_THE TASK_
Skip the pictures. Set down, word for word, the lines from the start of the material up to and including the line with "var lhTicks = [0, 2, 4, 6, 8, 10, 12, 14];".
= = = = =
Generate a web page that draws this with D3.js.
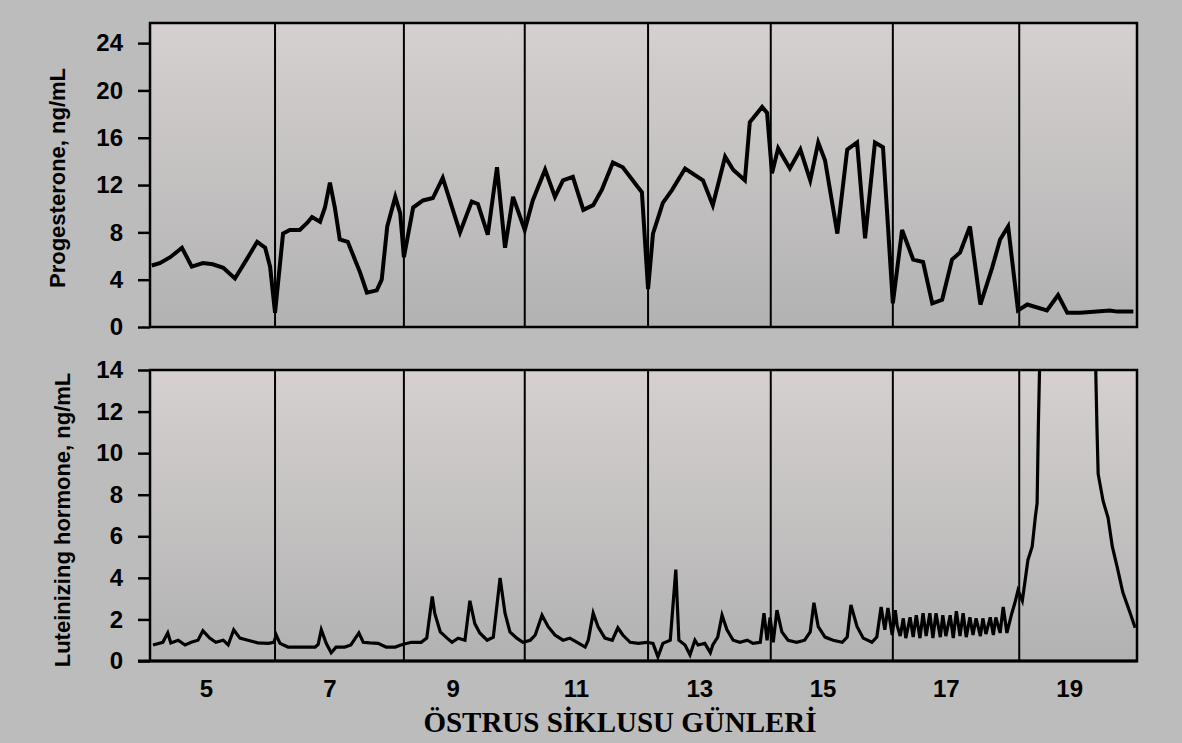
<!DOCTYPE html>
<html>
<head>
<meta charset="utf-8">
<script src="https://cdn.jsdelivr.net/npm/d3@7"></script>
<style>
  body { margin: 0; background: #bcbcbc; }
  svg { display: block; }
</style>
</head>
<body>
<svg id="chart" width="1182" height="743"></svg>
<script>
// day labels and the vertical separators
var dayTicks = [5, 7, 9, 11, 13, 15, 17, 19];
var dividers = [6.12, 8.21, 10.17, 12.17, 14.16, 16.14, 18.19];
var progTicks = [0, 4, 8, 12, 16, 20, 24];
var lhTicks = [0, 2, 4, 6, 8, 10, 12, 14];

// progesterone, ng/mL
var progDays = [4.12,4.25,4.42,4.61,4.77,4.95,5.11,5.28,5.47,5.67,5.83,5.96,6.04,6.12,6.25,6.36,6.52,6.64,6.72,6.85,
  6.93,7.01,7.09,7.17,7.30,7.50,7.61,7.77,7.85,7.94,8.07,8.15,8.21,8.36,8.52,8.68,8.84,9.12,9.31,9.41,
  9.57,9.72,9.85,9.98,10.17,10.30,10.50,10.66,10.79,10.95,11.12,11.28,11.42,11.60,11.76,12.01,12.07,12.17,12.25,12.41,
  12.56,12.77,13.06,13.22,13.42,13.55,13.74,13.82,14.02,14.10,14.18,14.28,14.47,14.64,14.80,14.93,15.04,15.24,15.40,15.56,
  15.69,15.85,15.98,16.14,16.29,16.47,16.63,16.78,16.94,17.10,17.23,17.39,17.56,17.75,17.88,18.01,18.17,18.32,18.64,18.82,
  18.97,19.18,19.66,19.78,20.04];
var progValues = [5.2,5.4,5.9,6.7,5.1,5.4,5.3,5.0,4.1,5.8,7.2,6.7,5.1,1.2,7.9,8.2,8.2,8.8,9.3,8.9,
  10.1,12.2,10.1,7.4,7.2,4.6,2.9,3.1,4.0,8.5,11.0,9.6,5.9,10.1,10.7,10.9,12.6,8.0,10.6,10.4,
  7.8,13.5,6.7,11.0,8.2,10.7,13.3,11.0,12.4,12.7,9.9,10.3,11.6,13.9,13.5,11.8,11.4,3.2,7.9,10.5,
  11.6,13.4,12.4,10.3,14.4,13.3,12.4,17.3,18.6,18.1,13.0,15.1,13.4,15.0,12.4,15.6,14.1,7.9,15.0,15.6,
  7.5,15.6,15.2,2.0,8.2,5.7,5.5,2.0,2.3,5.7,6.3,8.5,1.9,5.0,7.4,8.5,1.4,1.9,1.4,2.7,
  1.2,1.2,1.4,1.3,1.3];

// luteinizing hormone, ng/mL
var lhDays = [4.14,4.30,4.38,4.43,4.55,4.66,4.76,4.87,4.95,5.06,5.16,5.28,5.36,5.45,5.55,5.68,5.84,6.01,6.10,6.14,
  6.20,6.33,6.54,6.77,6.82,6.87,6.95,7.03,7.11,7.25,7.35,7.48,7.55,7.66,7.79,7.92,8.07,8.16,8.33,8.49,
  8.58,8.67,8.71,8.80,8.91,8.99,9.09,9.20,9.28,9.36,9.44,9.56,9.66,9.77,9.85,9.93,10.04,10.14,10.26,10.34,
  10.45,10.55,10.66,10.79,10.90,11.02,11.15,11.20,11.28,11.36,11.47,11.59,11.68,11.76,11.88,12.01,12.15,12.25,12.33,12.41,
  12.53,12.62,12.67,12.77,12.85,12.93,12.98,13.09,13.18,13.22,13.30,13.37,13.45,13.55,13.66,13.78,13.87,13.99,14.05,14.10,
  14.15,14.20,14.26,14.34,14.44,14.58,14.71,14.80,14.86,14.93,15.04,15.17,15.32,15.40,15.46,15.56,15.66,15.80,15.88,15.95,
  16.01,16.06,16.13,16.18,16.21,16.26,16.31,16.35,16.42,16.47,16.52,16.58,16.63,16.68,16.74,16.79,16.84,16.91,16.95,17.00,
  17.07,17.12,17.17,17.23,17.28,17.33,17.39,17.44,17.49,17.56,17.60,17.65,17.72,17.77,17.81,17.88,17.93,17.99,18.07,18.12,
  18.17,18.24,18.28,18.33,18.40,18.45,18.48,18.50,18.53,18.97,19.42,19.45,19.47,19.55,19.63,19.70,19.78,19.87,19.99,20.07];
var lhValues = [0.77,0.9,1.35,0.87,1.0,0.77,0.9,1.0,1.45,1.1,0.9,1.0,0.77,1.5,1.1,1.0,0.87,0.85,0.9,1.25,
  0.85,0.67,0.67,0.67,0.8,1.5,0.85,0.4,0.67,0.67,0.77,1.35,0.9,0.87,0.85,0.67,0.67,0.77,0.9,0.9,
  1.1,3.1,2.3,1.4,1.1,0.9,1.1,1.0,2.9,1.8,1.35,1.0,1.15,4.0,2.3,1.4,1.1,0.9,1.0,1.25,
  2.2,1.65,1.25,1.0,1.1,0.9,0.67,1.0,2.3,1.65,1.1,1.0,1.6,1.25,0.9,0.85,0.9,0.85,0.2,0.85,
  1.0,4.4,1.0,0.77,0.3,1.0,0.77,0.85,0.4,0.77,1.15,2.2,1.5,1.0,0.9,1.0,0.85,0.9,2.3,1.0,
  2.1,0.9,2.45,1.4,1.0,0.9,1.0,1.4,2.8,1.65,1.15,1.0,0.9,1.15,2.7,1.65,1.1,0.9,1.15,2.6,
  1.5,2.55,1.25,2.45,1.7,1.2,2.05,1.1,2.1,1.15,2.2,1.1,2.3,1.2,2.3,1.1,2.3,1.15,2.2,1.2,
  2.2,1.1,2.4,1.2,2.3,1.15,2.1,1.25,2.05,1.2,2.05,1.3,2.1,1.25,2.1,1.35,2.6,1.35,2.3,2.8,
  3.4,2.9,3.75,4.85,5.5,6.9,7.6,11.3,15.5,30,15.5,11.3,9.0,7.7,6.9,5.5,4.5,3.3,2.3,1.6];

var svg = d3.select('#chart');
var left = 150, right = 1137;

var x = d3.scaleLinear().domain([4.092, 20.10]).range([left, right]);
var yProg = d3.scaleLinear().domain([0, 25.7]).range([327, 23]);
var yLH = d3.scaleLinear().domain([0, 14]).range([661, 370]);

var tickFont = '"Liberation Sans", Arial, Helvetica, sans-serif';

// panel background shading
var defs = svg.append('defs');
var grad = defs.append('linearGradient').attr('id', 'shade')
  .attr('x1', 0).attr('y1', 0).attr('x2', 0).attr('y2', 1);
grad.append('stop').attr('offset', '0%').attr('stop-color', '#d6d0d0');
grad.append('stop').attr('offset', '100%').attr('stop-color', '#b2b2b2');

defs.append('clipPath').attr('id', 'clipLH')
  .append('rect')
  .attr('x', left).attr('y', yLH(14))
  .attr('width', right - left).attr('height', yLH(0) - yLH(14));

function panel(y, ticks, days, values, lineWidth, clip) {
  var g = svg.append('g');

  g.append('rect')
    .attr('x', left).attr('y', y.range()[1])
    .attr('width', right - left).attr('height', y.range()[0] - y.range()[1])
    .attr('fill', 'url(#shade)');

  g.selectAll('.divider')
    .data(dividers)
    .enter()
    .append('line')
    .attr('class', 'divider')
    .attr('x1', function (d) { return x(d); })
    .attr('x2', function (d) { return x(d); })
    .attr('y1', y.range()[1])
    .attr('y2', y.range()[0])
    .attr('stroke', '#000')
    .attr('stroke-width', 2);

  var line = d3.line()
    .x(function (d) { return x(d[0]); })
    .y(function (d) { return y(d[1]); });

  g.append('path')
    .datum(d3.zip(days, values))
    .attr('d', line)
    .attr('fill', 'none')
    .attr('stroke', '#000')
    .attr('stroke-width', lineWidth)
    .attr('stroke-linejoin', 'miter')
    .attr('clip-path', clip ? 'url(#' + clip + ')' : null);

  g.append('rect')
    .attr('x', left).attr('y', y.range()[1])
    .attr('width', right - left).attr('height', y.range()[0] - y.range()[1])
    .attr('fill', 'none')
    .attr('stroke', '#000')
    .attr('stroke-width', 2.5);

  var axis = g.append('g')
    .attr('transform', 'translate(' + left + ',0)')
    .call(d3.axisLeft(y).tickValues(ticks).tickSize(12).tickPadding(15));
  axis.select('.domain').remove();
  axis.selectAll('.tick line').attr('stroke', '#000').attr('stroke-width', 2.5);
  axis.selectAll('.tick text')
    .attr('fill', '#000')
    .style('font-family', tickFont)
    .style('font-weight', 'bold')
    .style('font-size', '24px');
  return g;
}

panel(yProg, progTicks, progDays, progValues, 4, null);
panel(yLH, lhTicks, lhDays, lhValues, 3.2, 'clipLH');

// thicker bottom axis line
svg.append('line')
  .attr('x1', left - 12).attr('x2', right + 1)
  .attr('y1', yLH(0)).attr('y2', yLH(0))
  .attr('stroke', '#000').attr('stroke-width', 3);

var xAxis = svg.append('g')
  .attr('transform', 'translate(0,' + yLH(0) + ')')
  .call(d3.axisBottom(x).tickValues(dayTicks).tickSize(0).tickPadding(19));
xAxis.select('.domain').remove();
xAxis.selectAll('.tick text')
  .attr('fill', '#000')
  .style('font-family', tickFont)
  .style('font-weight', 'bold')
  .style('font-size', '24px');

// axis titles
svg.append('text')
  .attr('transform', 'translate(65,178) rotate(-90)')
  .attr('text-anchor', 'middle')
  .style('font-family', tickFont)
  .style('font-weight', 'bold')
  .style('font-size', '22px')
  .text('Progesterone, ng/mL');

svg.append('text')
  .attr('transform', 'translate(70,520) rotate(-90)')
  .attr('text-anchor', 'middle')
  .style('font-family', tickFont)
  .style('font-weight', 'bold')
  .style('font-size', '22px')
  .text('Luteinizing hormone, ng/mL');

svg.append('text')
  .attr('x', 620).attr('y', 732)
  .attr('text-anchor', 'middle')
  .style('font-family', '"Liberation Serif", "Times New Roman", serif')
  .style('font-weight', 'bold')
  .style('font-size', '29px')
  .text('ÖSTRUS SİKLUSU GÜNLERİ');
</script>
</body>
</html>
= = = = =
_EXERCISE ANSWER_
Generate a web page that draws this with D3.js.
<!DOCTYPE html>
<html>
<head>
<meta charset="utf-8">
<script src="https://cdn.jsdelivr.net/npm/d3@7"></script>
<style>
  body { margin: 0; background: #bcbcbc; }
  svg { display: block; }
</style>
</head>
<body>
<svg id="chart" width="1182" height="743"></svg>
<script>
// day labels and the vertical separators
var dayTicks = [5, 7, 9, 11, 13, 15, 17, 19];
var dividers = [6.12, 8.21, 10.17, 12.17, 14.16, 16.14, 18.19];
var progTicks = [0, 4, 8, 12, 16, 20, 24];
var lhTicks = [0, 2, 4, 6, 8, 10, 12, 14];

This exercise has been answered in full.